● **The request**: Without the images, write out the whole listing exactly.

● **Data extract**:
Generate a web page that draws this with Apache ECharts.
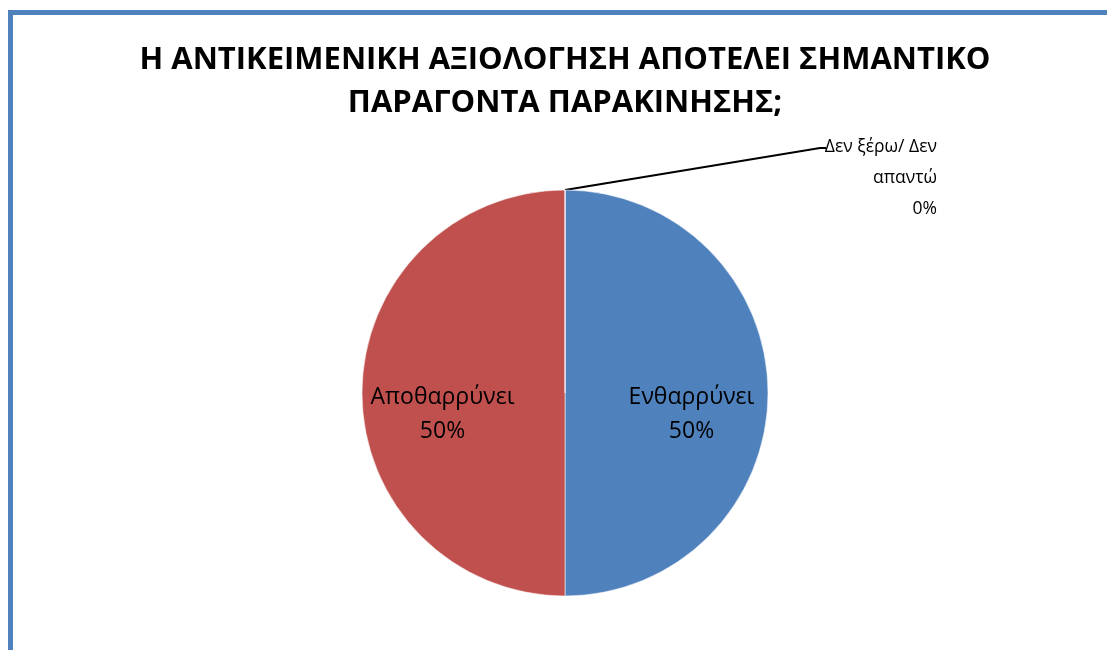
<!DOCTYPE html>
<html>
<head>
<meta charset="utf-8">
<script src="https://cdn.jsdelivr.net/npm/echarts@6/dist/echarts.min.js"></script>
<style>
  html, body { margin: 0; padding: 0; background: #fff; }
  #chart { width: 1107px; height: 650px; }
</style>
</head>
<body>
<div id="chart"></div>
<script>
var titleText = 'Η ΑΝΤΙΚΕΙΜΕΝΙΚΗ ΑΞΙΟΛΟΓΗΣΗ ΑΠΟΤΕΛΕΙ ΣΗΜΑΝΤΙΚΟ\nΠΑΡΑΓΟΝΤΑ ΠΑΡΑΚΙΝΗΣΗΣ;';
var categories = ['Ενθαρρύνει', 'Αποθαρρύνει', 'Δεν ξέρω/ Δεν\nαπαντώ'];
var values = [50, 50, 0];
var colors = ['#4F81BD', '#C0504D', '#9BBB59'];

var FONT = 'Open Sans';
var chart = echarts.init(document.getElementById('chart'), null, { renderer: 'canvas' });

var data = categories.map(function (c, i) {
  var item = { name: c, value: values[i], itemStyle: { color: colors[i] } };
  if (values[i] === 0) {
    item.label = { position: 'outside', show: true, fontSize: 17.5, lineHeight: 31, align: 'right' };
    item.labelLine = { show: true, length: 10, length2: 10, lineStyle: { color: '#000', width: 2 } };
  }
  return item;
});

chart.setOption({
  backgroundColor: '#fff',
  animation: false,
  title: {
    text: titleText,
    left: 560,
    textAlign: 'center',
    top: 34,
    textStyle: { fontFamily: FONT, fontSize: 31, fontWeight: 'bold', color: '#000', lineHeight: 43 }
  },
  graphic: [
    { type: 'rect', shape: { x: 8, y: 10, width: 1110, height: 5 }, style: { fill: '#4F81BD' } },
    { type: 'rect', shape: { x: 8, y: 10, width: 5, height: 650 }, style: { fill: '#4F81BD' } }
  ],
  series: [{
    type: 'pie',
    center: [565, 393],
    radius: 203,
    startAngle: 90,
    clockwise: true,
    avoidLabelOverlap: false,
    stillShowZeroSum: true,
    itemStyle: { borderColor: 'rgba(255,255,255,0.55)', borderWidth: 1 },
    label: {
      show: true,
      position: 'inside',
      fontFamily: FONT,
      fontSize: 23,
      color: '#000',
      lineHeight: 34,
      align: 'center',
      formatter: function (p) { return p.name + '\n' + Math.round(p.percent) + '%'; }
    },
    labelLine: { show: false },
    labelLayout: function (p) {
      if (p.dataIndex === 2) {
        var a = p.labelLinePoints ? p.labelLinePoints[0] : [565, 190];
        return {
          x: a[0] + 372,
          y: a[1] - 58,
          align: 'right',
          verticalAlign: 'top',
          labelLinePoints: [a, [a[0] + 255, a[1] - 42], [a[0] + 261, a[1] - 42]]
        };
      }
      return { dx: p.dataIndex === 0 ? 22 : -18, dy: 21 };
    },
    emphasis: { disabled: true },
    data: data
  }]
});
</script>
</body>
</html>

● **Solution to this task**:
Generate a web page that draws this with Apache ECharts.
<!DOCTYPE html>
<html>
<head>
<meta charset="utf-8">
<script src="https://cdn.jsdelivr.net/npm/echarts@6/dist/echarts.min.js"></script>
<style>
  html, body { margin: 0; padding: 0; background: #fff; }
  #chart { width: 1107px; height: 650px; }
</style>
</head>
<body>
<div id="chart"></div>
<script>
var titleText = 'Η ΑΝΤΙΚΕΙΜΕΝΙΚΗ ΑΞΙΟΛΟΓΗΣΗ ΑΠΟΤΕΛΕΙ ΣΗΜΑΝΤΙΚΟ\nΠΑΡΑΓΟΝΤΑ ΠΑΡΑΚΙΝΗΣΗΣ;';
var categories = ['Ενθαρρύνει', 'Αποθαρρύνει', 'Δεν ξέρω/ Δεν\nαπαντώ'];
var values = [50, 50, 0];
var colors = ['#4F81BD', '#C0504D', '#9BBB59'];

var FONT = 'Open Sans';
var chart = echarts.init(document.getElementById('chart'), null, { renderer: 'canvas' });

var data = categories.map(function (c, i) {
  var item = { name: c, value: values[i], itemStyle: { color: colors[i] } };
  if (values[i] === 0) {
    item.label = { position: 'outside', show: true, fontSize: 17.5, lineHeight: 31, align: 'right' };
    item.labelLine = { show: true, length: 10, length2: 10, lineStyle: { color: '#000', width: 2 } };
  }
  return item;
});

chart.setOption({
  backgroundColor: '#fff',
  animation: false,
  title: {
    text: titleText,
    left: 560,
    textAlign: 'center',
    top: 34,
    textStyle: { fontFamily: FONT, fontSize: 31, fontWeight: 'bold', color: '#000', lineHeight: 43 }
  },
  graphic: [
    { type: 'rect', shape: { x: 8, y: 10, width: 1110, height: 5 }, style: { fill: '#4F81BD' } },
    { type: 'rect', shape: { x: 8, y: 10, width: 5, height: 650 }, style: { fill: '#4F81BD' } }
  ],
  series: [{
    type: 'pie',
    center: [565, 393],
    radius: 203,
    startAngle: 90,
    clockwise: true,
    avoidLabelOverlap: false,
    stillShowZeroSum: true,
    itemStyle: { borderColor: 'rgba(255,255,255,0.55)', borderWidth: 1 },
    label: {
      show: true,
      position: 'inside',
      fontFamily: FONT,
      fontSize: 23,
      color: '#000',
      lineHeight: 34,
      align: 'center',
      formatter: function (p) { return p.name + '\n' + Math.round(p.percent) + '%'; }
    },
    labelLine: { show: false },
    labelLayout: function (p) {
      if (p.dataIndex === 2) {
        var a = p.labelLinePoints ? p.labelLinePoints[0] : [565, 190];
        return {
          x: a[0] + 372,
          y: a[1] - 58,
          align: 'right',
          verticalAlign: 'top',
          labelLinePoints: [a, [a[0] + 255, a[1] - 42], [a[0] + 261, a[1] - 42]]
        };
      }
      return { dx: p.dataIndex === 0 ? 22 : -18, dy: 21 };
    },
    emphasis: { disabled: true },
    data: data
  }]
});
</script>
</body>
</html>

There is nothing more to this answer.